A polluted creek, the Palingbeek, which lies right next to the most polluted part of the site, needs to be widened. The creek will now be less deepened to avoid additional groundwater pollution, and it will be determined how much the creek bed needs to be expanded.
In addition, the top layers of roadsides close to residential areas should consist of clean soil only. The site must also be reclassified into different zones based on the PFOS content present. This will make it possible that the soil will not be backfilled with soil with higher PFOS concentrations. Measurement campaigns must also be rolled out both on the site and in the surrounding area so that windblown dust can be charted more accurately.

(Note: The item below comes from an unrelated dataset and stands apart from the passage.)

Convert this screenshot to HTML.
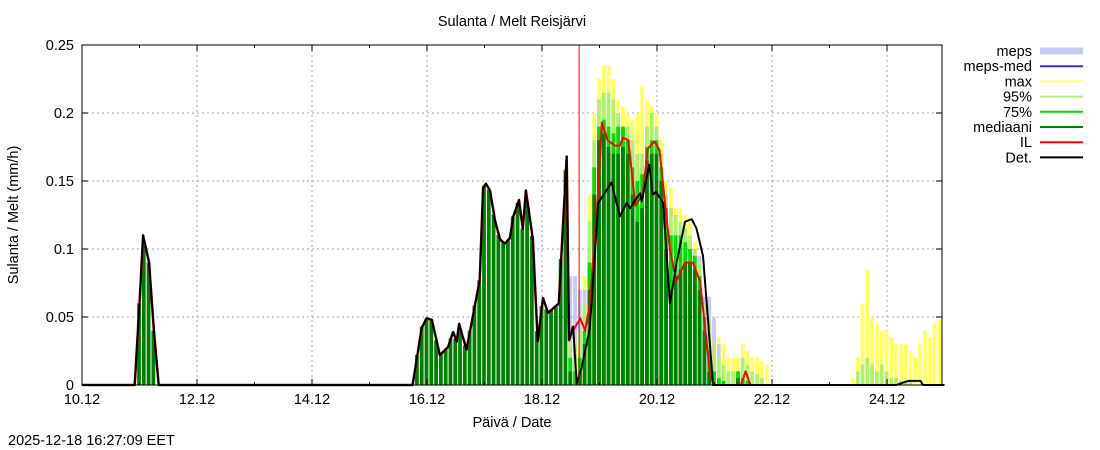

‘No danger to public health’
Since the works were only planned for 2023-2024, there is time to make the recalculation. Yet Minister Lydia Peeters estimates that the works will be delayed by two months, which is negligible on a project of ten years. But Peeters nevertheless reacts with satisfaction.

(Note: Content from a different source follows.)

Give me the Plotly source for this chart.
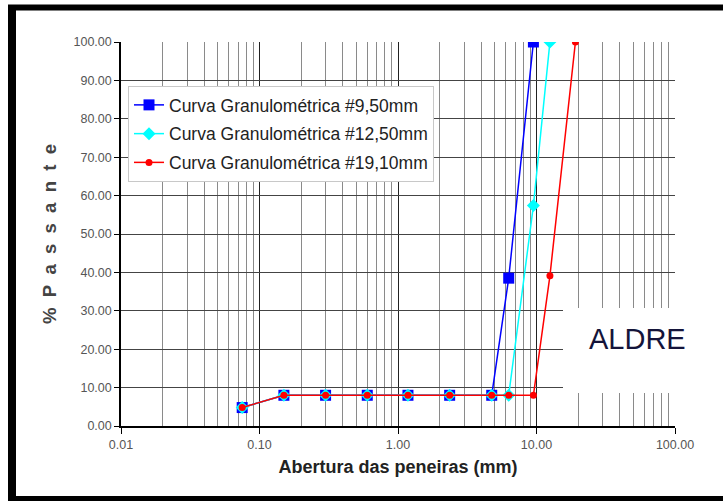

“I am pleased that the report shows that the techniques and measures Lantis uses as building contractor of Oosterweel are considered favorable by the commission. The report also indicates that the Oosterweel works can continue without any danger to public health.”
Karl Vrancken, the person in charge of the report, is expected to appear before the parliamentary commission of inquiry on Friday to answer questions from MPs.
Not everyone convinced
In De Standaard, Hannes Anaf (Vooruit), chairman of the parliamentary PFOS investigation committee in the Flemish Parliament, and environmental lawyer Isabelle Larmuseau are less positive. According to Anaf, concrete obstacles have been exposed. For example, the current standards are too high, especially in places where many cyclists and pedestrians will pass.
Larmuseau, on the other hand, calls the legal investigation “hallucinatory’ because it does not address the questions that have arisen around additional contamination of groundwater and additional risks of exposure to PFOS. Experts have said in the inquiry committee that there are indeed additional risks.